The Portrait Comes to Life

On Nov. 10 last year, Singleton and his crew—Chapelle; photographer Kristen Singleton (no relation); costumer Staci Murawski; and facilitator Jenae Thompson—met in his studio to recreate Betsey Jackson from head to toe.

For Murawski, it was a virtual meeting. She had assembled 10 historically accurate outfits—shoes, shawls, belts, corsets, even undergarments—­and worked with Chapelle via FaceTime to put them together.

Once Chapelle was dressed, Kristen Singleton picked up her camera.

“It was a wonderful experience to have everyone come together, to bring their expertise, their ideas, their passion for who we were attempting to embody,” Singleton says. “You could feel the love, feel the respect in the room.”

Even when he is working with a contemporary subject, Singleton works from photographs. He pores over the images to find the expressions and attitudes that match his own impressions of the individual. With Betsey Jackson, one particular image of Chapelle resonated.

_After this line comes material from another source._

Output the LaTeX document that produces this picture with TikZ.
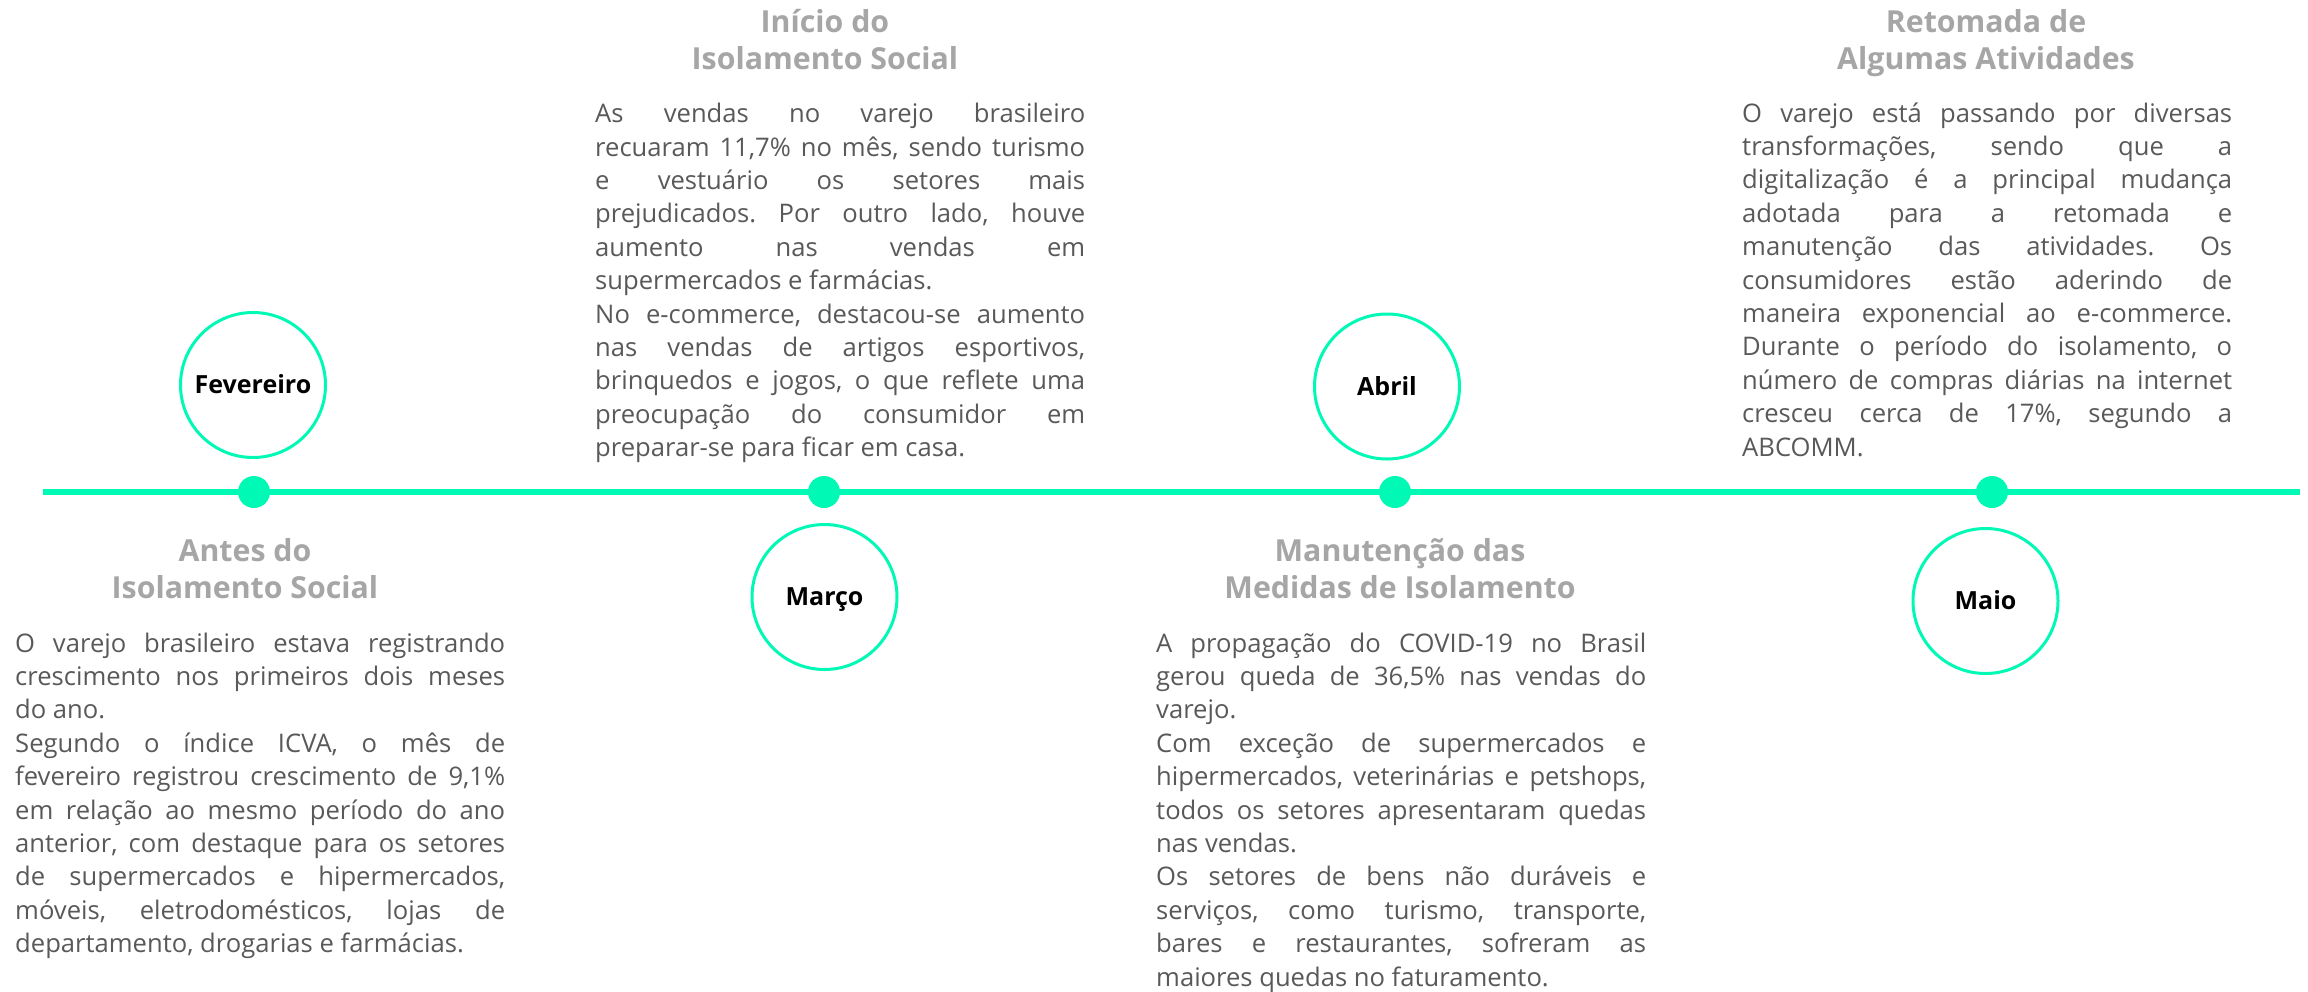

“That expression on her face carried the weight of her life, yet it still had hope in it,” he says. “That facial expression totally sat with me.”

He took that image along with two others and uploaded them to Photoshop. “I edited them until I got to one version, and I thought, ‘That’s the one.’ [Betsey] was just looking at me like, ‘Here I am.’”

The events commemorating Betsey Jackson begin at 12:30 pm Sunday, May 21, in Bonnell Hall.